When I was four I knew a lot of stories in which animals like Peter Rabbit or Uncle Wiggly talked to each other, so I assumed animals and birds had their own languages, and they should have a specific equivalent for every word in English. This began to bother me as I got older, because the doves never seemed to say anything else. I assumed "Hoo" in bird
language meant the same as "Who" in English, and doves and owls were inquiring about the identity of someone (I didn’t know the word, "homophone" then, so it was a logical idea). I also noticed that crows communicated with each other, but they only seemed to have only one word, "caw," in their vocabulary. It was a mystery. By the time I was six, I began to wonder if saying a
word with different degrees of emphasis or loudness might change its meaning. That didn’t make much sense to me, but it turned out to be a good guess; my granddaughter, who has been in China for three years, tells me many words in Mandarin are like that.

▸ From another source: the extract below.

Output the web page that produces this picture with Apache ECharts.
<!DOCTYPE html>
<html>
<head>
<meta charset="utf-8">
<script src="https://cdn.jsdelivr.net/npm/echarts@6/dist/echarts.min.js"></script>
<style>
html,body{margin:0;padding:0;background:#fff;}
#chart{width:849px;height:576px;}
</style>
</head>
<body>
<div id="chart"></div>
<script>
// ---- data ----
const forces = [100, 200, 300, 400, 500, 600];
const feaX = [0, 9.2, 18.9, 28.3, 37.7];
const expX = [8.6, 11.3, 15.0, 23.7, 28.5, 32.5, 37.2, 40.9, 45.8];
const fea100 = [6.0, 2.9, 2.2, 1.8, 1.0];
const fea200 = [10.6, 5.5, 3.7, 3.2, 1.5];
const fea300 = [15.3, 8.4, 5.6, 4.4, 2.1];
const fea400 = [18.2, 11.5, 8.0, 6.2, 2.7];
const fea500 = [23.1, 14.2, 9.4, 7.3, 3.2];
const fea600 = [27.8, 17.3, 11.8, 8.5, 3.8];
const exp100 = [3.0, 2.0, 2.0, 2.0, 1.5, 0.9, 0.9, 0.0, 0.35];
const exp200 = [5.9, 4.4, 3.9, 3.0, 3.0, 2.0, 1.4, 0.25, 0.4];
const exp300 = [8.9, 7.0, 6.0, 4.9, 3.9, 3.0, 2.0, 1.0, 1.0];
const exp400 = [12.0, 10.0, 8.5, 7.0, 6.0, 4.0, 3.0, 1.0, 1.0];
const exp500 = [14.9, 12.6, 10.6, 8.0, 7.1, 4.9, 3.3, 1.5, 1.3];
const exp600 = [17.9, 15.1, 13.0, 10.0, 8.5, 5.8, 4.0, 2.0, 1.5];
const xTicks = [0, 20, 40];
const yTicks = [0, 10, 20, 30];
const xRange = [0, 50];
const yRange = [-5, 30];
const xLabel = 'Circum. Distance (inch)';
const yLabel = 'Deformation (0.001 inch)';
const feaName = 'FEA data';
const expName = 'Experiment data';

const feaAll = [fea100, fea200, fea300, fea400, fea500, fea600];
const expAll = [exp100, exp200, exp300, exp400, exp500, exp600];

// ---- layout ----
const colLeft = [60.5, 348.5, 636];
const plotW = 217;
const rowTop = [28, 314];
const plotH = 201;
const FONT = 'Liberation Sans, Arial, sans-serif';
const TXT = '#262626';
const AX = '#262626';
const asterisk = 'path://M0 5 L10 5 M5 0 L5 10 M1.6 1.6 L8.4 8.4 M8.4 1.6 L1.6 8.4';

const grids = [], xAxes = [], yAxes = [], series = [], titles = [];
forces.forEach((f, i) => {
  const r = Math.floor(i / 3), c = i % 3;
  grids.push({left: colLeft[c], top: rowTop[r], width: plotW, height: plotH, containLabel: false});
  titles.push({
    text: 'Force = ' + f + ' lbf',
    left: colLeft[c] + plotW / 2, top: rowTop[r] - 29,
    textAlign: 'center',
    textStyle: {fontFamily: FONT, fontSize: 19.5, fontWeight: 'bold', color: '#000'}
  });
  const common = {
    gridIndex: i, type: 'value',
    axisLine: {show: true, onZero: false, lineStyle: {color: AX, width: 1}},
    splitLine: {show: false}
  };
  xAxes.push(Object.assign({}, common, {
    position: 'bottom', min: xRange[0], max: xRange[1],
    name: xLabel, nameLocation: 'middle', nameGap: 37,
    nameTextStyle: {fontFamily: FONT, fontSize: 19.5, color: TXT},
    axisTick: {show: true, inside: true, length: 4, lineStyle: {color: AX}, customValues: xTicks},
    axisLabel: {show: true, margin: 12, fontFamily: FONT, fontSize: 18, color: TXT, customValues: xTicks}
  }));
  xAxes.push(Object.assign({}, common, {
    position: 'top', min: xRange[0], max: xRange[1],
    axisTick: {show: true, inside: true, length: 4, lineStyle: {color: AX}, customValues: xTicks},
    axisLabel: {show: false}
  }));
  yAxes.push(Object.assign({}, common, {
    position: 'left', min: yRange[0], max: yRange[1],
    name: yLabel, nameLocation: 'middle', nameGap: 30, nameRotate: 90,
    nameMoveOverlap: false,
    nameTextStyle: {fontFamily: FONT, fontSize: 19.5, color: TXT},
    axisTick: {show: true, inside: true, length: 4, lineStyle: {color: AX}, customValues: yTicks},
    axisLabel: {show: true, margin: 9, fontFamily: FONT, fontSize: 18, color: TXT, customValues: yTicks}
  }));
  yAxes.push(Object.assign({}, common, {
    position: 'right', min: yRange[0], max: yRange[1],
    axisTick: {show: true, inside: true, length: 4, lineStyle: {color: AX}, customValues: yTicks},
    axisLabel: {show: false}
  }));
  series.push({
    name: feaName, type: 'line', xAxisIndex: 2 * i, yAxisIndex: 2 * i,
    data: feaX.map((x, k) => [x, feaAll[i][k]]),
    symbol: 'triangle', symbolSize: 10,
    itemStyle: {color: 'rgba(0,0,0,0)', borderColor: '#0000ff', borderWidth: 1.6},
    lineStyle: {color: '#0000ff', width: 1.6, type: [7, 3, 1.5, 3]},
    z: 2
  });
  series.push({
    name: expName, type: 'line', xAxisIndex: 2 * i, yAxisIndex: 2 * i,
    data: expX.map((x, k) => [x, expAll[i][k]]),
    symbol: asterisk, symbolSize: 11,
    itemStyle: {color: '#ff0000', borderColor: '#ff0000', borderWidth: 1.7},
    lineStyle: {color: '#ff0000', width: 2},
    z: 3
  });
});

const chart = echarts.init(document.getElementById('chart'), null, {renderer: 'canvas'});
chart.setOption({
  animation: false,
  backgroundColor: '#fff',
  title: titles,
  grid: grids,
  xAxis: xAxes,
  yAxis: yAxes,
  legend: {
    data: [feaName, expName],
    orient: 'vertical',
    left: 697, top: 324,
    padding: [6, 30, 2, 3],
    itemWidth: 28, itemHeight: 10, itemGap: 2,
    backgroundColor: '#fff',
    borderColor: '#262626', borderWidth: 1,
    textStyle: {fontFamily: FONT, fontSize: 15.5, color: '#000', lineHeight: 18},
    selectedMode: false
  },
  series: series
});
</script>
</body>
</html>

Time, of course, eventually took care of the language problem; as was foretold, when I was a child I thought as a child, but when I became a man I put away childish things. Becoming an ecologist requires that you study animal behavior, and I learned that most animal languages don’t have patterns of syntax that are comparable to human languages (the jury
is still out on a few cases, such as apes and dolphins). In addition to sounds (many of which are inaudible to us), animals communicate by posture, threats, submission, facial expression, odors….

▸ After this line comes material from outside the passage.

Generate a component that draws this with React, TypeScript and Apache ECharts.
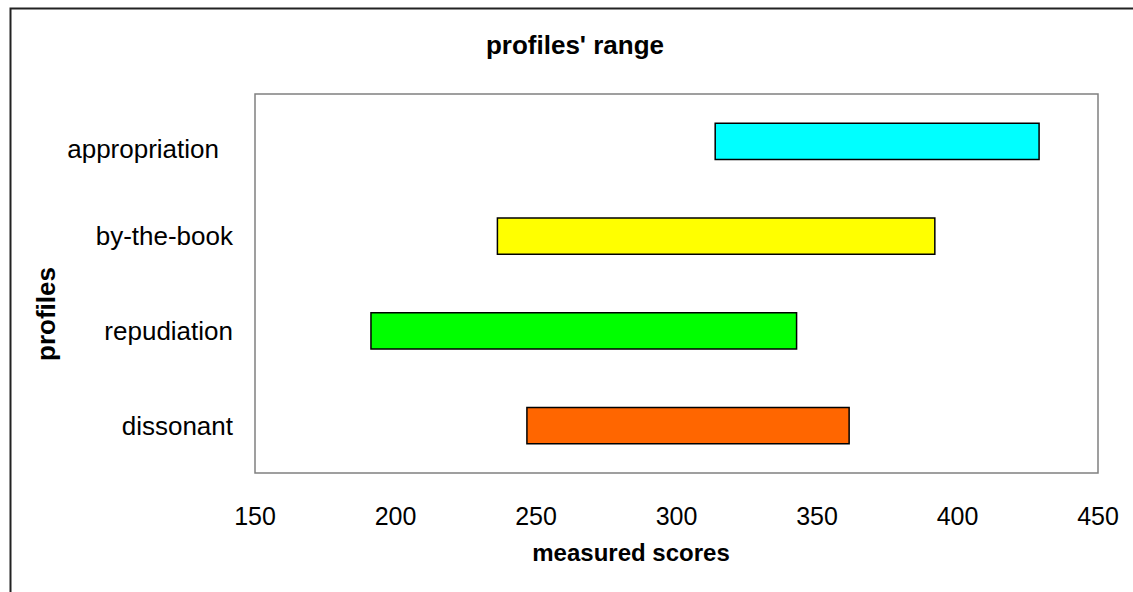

So there I was, on the first day of spring, standing in the yard with pruners in one hand and a saw in the other, gazing at the fallen plum tree but actually seeing scenes from childhood, while my mind tried to make a list of the forms of animal communication. I always was a bit of a daydreamer, and aging has taken it to extremes. I think what brought me
back to consciousness was a cardinal, which was perched by the feeder and singing "whatCHEER whatCHEER whatCHEER" at the top of its voice. Translated into English, he was saying, "It’s spring and I feel absolutely great! This is my territory and you guys better stay out of it if you know what’s good for you! Ladies, come and look me over… you won’t find a better companion for
the summer!" Somewhere in the other direction a Carolina wren was sending the same message in Wren-ese, except that it sounded like "CHIRPITY CHIRPITY CHIRPITY." From further off I could hear mourning doves cooing, crows cawing, and blue jays and chickadees pronouncing their own names. Each was going at it in his own native tongue, and it would have sounded like the Tower of
Babel to the untrained ear; but the message was the same in every case, and it was coming through loud and clear to the intended audience.

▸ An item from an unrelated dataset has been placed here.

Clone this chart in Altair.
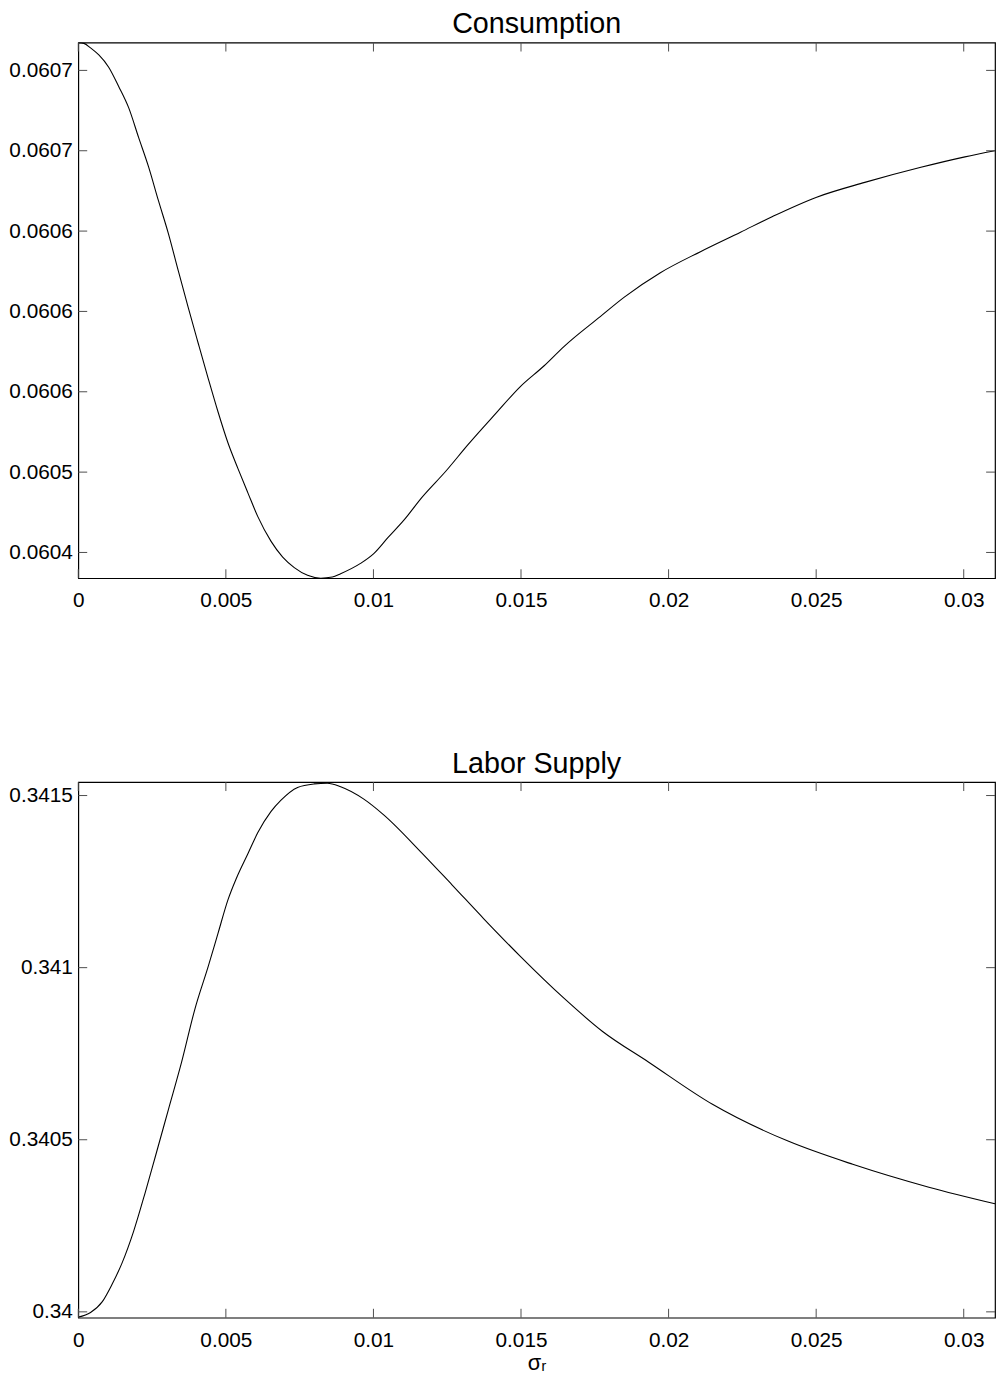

I wasn’t wearing my hearing aid, so I could barely hear the voice of a white-throated sparrow; he was singing "Old… Sam… Peabody Peabody Peabody." Part of it was the same expression of exuberance and machismo as the cardinal’s song, but there is an added reminder: "Get the suitcases packed, folks; it’s almost time to be heading north again." It won’t be
long before all of them will be singing: "Get a move on with those worms, Albert; another egg just hatched!"
Winter is grudgingly trying to hang on; but spring is here, and if you watch and listen, everybody is celebrating. While I was standing there, the black squirrel appeared, and he was singing too, in the squirrel version of sign language… wagging his tail up and down and sending the message, "Look me over, Gals, I’m the best that ever was!" Seeing and
hearing that message in all those different languages is the best way I’ve found for slowing down the aging process. Get out there and try it.